- _What you are asked to do_:
The entries below contain a line with "What TikZ code" and a line with "(h2) at (552,331)". Quote exactly those two lines and all lines between them.

- _The records_:
____

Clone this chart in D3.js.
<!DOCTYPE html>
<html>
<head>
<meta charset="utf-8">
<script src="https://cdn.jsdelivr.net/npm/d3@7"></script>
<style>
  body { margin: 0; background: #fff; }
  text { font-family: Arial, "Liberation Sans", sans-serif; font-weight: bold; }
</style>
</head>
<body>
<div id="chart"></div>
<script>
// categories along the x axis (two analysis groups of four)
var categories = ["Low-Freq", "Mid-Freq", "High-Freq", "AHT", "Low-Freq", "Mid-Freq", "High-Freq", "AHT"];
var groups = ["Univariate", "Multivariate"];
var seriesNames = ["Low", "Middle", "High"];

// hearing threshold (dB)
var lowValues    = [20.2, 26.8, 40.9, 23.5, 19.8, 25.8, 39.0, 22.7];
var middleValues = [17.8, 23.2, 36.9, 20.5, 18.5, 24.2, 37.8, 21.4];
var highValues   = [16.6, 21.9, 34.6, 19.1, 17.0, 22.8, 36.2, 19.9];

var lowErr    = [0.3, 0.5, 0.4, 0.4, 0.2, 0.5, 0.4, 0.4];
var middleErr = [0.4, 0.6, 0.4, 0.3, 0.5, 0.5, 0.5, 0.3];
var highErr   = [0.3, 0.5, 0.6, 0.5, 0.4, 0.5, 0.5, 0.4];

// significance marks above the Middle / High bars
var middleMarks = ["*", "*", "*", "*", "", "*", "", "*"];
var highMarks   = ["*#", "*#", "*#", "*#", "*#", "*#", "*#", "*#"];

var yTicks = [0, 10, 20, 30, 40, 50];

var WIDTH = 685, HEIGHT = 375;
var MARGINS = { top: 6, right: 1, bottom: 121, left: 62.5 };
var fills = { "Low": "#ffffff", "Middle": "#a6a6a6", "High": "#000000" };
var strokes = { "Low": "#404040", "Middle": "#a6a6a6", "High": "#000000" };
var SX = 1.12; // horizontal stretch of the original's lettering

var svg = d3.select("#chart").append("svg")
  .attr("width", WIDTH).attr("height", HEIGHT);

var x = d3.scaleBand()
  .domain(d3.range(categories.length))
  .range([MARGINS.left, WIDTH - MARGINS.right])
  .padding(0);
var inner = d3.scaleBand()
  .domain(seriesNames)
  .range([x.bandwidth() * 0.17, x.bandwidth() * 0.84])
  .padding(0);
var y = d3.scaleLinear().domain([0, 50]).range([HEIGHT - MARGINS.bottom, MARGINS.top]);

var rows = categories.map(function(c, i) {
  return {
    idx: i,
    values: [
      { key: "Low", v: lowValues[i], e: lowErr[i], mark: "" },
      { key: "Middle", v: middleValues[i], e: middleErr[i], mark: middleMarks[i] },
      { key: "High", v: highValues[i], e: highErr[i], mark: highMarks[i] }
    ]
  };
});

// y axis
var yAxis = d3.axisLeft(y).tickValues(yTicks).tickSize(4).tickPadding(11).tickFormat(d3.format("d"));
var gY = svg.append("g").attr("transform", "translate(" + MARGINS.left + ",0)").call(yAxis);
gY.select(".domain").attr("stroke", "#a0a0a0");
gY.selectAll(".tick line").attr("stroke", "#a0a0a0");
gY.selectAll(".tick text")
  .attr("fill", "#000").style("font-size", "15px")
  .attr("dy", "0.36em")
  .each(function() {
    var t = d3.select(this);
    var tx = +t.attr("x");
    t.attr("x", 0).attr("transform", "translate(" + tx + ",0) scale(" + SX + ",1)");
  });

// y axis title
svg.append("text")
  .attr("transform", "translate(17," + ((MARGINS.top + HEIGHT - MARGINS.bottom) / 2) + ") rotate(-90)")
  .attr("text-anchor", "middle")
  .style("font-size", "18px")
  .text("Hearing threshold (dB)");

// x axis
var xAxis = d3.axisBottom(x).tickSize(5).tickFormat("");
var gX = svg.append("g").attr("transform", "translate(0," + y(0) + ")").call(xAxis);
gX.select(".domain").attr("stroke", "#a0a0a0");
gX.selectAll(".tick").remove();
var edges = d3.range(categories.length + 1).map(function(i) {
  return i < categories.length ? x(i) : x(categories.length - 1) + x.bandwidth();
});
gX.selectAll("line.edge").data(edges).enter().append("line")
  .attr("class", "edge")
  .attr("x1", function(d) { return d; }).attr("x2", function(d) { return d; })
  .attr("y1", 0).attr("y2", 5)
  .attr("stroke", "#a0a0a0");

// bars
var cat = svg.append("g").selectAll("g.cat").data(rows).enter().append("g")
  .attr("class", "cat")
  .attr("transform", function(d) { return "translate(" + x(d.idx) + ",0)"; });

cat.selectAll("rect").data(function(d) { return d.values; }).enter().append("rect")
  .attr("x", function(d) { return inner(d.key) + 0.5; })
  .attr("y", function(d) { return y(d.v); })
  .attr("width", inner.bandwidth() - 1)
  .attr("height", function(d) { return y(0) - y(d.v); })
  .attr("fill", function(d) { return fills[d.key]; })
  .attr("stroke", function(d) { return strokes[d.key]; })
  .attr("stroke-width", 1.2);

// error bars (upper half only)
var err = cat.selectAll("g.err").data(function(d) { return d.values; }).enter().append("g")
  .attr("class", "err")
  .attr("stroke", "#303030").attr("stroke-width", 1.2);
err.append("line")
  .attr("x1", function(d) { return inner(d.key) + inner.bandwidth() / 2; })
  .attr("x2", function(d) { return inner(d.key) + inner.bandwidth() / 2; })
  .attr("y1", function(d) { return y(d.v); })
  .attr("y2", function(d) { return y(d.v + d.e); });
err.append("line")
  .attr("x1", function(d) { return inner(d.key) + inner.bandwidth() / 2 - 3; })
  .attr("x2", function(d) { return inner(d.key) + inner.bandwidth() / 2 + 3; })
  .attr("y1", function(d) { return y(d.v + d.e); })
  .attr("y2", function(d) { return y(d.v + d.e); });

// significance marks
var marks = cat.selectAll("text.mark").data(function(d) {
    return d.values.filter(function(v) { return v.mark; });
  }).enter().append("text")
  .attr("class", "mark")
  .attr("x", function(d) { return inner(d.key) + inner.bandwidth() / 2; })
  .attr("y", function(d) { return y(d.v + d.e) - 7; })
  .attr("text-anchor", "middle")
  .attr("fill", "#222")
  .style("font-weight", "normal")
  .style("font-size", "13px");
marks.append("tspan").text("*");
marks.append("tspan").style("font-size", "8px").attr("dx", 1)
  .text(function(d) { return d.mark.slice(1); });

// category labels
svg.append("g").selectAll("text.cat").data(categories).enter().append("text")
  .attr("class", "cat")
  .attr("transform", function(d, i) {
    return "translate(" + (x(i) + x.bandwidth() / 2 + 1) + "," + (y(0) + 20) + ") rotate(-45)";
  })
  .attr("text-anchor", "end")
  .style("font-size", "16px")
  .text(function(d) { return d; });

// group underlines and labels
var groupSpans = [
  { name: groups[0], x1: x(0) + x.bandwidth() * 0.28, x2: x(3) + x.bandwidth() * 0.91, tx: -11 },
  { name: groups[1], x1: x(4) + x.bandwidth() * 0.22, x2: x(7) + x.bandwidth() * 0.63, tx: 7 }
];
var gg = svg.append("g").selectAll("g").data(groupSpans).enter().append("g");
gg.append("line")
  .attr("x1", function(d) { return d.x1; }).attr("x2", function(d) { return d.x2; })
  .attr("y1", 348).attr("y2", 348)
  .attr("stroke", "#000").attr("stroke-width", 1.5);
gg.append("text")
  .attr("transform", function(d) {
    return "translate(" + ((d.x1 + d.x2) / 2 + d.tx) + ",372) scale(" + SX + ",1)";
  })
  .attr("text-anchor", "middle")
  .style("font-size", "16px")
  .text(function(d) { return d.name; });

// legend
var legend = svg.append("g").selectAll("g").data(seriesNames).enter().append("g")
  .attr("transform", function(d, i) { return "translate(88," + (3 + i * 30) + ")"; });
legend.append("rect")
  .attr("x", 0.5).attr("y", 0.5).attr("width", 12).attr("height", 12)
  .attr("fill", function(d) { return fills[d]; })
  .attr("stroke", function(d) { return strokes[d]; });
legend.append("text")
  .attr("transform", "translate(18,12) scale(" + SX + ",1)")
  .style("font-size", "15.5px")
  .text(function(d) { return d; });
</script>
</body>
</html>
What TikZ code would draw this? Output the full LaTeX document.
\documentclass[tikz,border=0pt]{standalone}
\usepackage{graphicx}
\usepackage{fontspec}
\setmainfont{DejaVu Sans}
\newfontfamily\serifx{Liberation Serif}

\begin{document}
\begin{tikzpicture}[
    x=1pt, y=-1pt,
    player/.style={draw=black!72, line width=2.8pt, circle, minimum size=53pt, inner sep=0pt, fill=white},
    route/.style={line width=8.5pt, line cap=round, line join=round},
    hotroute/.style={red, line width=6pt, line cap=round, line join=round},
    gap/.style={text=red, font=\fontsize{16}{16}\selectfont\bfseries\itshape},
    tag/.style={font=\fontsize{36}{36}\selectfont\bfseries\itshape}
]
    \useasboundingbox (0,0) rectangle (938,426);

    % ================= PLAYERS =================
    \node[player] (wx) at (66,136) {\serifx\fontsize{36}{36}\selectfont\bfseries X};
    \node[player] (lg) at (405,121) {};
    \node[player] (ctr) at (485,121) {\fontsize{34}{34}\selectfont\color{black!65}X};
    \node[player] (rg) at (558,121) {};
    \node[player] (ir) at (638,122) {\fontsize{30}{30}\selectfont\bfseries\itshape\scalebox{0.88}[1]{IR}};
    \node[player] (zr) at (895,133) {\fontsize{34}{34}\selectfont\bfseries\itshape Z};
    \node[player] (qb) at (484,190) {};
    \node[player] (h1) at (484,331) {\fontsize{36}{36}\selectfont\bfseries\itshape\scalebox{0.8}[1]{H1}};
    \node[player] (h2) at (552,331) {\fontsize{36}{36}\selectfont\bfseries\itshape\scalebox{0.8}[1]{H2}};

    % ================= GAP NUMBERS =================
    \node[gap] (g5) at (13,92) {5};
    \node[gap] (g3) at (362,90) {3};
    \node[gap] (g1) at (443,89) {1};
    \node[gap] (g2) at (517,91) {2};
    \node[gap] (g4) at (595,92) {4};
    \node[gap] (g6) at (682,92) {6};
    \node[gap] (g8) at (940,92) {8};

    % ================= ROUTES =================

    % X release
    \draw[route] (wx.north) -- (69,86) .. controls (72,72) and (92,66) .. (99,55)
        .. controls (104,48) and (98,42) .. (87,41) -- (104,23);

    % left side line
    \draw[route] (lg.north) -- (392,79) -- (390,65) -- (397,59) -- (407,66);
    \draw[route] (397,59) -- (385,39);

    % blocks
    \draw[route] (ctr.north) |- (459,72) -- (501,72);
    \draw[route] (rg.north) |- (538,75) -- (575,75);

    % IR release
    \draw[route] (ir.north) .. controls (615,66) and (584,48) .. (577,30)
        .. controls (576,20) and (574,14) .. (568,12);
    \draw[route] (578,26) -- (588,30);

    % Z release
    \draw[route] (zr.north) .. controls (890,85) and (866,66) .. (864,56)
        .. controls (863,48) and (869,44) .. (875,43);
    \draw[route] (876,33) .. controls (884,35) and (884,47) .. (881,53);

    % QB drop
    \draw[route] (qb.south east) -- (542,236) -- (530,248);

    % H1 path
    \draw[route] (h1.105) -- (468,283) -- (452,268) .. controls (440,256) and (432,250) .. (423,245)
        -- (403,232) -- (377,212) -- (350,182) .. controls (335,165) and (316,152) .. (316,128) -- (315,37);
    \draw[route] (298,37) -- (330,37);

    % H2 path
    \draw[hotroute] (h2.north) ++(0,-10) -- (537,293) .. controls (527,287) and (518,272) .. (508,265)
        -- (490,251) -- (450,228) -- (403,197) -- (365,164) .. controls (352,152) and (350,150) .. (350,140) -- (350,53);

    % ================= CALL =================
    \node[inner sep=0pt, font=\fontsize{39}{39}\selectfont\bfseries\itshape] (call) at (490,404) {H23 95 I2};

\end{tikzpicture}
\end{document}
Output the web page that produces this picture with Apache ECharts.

____

- _Problem solution_:
What TikZ code would draw this? Output the full LaTeX document.
\documentclass[tikz,border=0pt]{standalone}
\usepackage{graphicx}
\usepackage{fontspec}
\setmainfont{DejaVu Sans}
\newfontfamily\serifx{Liberation Serif}

\begin{document}
\begin{tikzpicture}[
    x=1pt, y=-1pt,
    player/.style={draw=black!72, line width=2.8pt, circle, minimum size=53pt, inner sep=0pt, fill=white},
    route/.style={line width=8.5pt, line cap=round, line join=round},
    hotroute/.style={red, line width=6pt, line cap=round, line join=round},
    gap/.style={text=red, font=\fontsize{16}{16}\selectfont\bfseries\itshape},
    tag/.style={font=\fontsize{36}{36}\selectfont\bfseries\itshape}
]
    \useasboundingbox (0,0) rectangle (938,426);

    % ================= PLAYERS =================
    \node[player] (wx) at (66,136) {\serifx\fontsize{36}{36}\selectfont\bfseries X};
    \node[player] (lg) at (405,121) {};
    \node[player] (ctr) at (485,121) {\fontsize{34}{34}\selectfont\color{black!65}X};
    \node[player] (rg) at (558,121) {};
    \node[player] (ir) at (638,122) {\fontsize{30}{30}\selectfont\bfseries\itshape\scalebox{0.88}[1]{IR}};
    \node[player] (zr) at (895,133) {\fontsize{34}{34}\selectfont\bfseries\itshape Z};
    \node[player] (qb) at (484,190) {};
    \node[player] (h1) at (484,331) {\fontsize{36}{36}\selectfont\bfseries\itshape\scalebox{0.8}[1]{H1}};
    \node[player] (h2) at (552,331) {\fontsize{36}{36}\selectfont\bfseries\itshape\scalebox{0.8}[1]{H2}};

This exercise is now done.